Carl Anderson writes: Conferring is not the icing on the cake; it is the cake.  Conferring truly is the sweet spot of all that we do.

It is through conferring that we build community with our students; conferring affords us the opportunity to reach into every single reader and writer in our classrooms. Conferring is not just an add-on. It is a critical component of our work in classrooms. But, this is the part of the workshop that is hard for teachers. We often don’t know the questions to ask our students.

Conferring: A Conversation

Instead of thinking about the right or wrong questions to ask learners, perhaps we should think about conferring as a conversation. Lucy Calkins tells about working with a group of teachers one day. She read aloud a story written by a child: My grandfather was sick. He went to the hospital. He died. He went to God. Then, she asked the participants how they would confer with that student. Some of the questions they suggested asking were: What would you add to your story? What did the hospital look like? Finally one teacher raised hand from the back of room and said, I am probably wrong, but I think I would just hug the child and say I am sorry about your grandfather.

A Framework for Conversation

In order to help us think about conferring as a conversation rather than a question and answer session, the consultants shared with us a framework for every conference we might engage in with students. The architecture they suggest is:

  • Listen
  • Think
  • Teach
  • Try

Someone in the audience suggested that this structure would work for every single conversation we have with children. Listen to what the child has to say; think about what is most important to praise them for and help them with; teach them one thing that is new and give them a way to try it out. We were reminded that the focus should be on the bigger, more global instructional issues-not event-specific tasks. Teach a child a strategy for spelling unknown words; don’t teach her how to spell a specific word.

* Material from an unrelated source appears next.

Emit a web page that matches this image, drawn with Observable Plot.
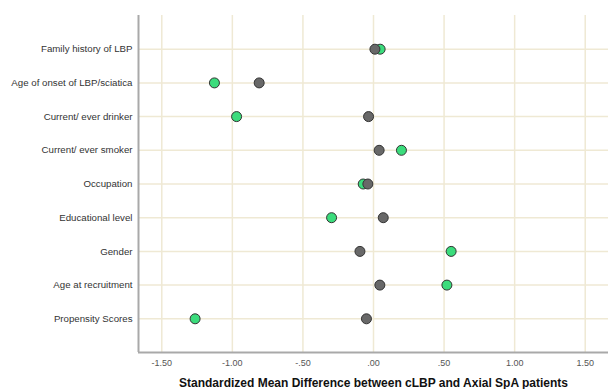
<!DOCTYPE html>
<html>
<head>
<meta charset="utf-8">
<script src="https://cdn.jsdelivr.net/npm/d3@7"></script>
<script src="https://cdn.jsdelivr.net/npm/@observablehq/plot@0.6"></script>
<style>
  body { margin: 0; background: #fff; font-family: "Liberation Sans", Arial, sans-serif; }
</style>
</head>
<body>
<div id="chart"></div>
<script>
const categories = [
  "Family history of LBP",
  "Age of onset of LBP/sciatica",
  "Current/ ever drinker",
  "Current/ ever smoker",
  "Occupation",
  "Educational level",
  "Gender",
  "Age at recruitment",
  "Propensity Scores"
];
// green points
const smdGreen = [0.047, -1.127, -0.97, 0.198, -0.073, -0.297, 0.55, 0.52, -1.264];
// grey points
const smdGrey = [0.01, -0.81, -0.035, 0.04, -0.04, 0.069, -0.096, 0.045, -0.05];
const xTicks = [-1.5, -1.0, -0.5, 0, 0.5, 1.0, 1.5];
const xLabel = "Standardized Mean Difference between cLBP and Axial SpA patients";

const greenData = categories.map((c, i) => ({category: c, value: smdGreen[i]}));
const greyData = categories.map((c, i) => ({category: c, value: smdGrey[i]}));

const xDomain = [-1.665, 1.665];
const fmt = d => d3.format(".2f")(d).replace(/\u2212/g, "-").replace(/^(-?)0\./, "$1.");

const chart = Plot.plot({
  width: 608,
  height: 389,
  marginLeft: 138,
  marginRight: 0,
  marginTop: 15,
  marginBottom: 37,
  style: {fontFamily: "'Liberation Sans', Arial, sans-serif", background: "#fff"},
  x: {domain: xDomain},
  y: {type: "point", domain: categories, padding: 1, round: false},
  marks: [
    Plot.gridX(xTicks, {stroke: "#efe9d4", strokeOpacity: 1, strokeWidth: 1.5}),
    Plot.gridY(categories, {stroke: "#efe9d4", strokeOpacity: 1, strokeWidth: 1.5}),
    Plot.ruleX([xDomain[0]], {stroke: "#a9a9a9", strokeWidth: 2}),
    Plot.ruleY([categories[categories.length - 1]], {stroke: "#a9a9a9", strokeWidth: 2, dy: 33.7, x1: xDomain[0], x2: xDomain[1]}),
    Plot.axisX(xTicks, {tickFormat: fmt, tickSize: 0, tickPadding: 7, fontSize: 9, color: "#555",
      label: xLabel, labelAnchor: "center", labelArrow: "none", labelOffset: 34}),
    Plot.axisY({tickSize: 0, tickPadding: 6, fontSize: 9.7, color: "#333", label: null}),
    Plot.dot(greenData, {x: "value", y: "category", r: 5, fill: "#3bdc7c", stroke: "#333", strokeWidth: 1}),
    Plot.dot(greyData, {x: "value", y: "category", r: 5, fill: "#686868", stroke: "#333", strokeWidth: 1})
  ]
});
d3.select(chart).selectAll("[aria-label='x-axis label'] text").attr("font-weight", "bold").attr("font-size", 12).attr("fill", "#111");
document.getElementById("chart").appendChild(chart);
</script>
</body>
</html>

We should keep in mind Donald Murray’s wise words when we enter into a conference with a student:

How should we respond to a look, a piece of blackberry pie, a kiss, a death in the family, a joke, to the sneaky warm of the winter sun when it touches a hand? As a human being. There can be no way-no single, correct, preconceived way-for one human being in the dynamic, ever-changing context of a human interaction to respond to another human being.